Working the steps again I have come to realize that the basis of many of my character defects is fear. No surprise there. The book tells us that is the case, but it’s another thing to really get it—to really see and feel the connection at a gut level. So yes, fear and particularly fear that I am not safe in the world.

So, because I also know that the solution is spiritual, I began to pray. I prayed to feel safe and prayed to know that God loves me and prayed to really get it that I am cared for and loved by human friends and by God.

I also prayed for willingness. And that’s when a funny thing happened.

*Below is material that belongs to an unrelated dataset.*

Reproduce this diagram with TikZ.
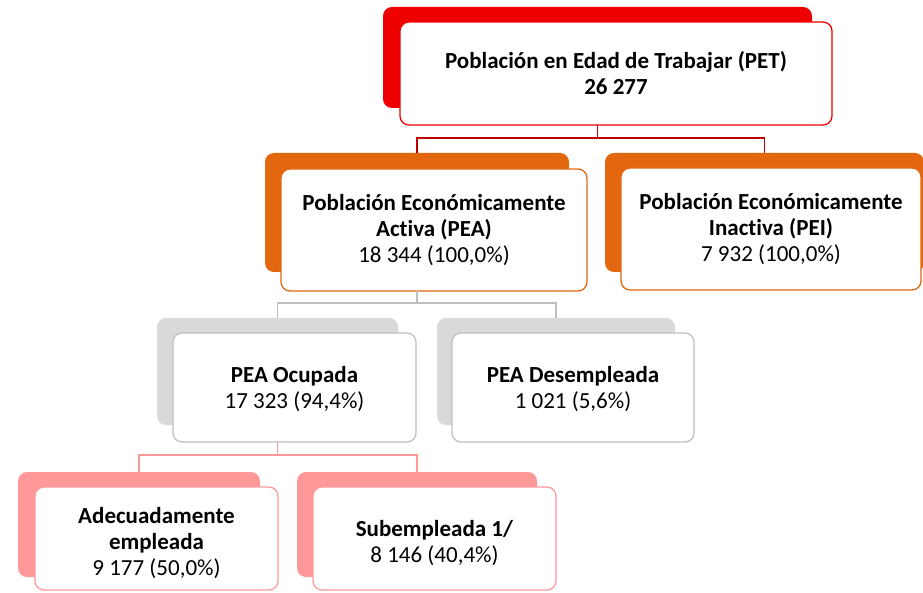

In three completely different and unrelated places: in a book about poetry; in a book about management and in a book about home organization I read about accepting insecurity and instability. One was a chapter titled: “Let Go of the Need to Feel Secure.”

Huh?

Is God answering my prayer with a giggle? “I can’t make you feel safe but I can help you learn to embrace insecurity.” One writer says, “We can’t grow when we are in our comfort zones.” And that is exactly what I have been praying for—“Please, please, please make me feel comfortable.”

So should I pray to feel safe or should I pray for the courage to accept uncertainty? Even to like it?

The poet John Keats used the term “negative capability” to describe being with the unknown. He valued this in writers describing it like this:”That is, when man is capable of being in uncertainties, mysteries, doubts, without any irritable reaching after facts and reason.”

I have been irritable and I have been reaching after—and begging for—certainty and reason. It’s time for a new prayer.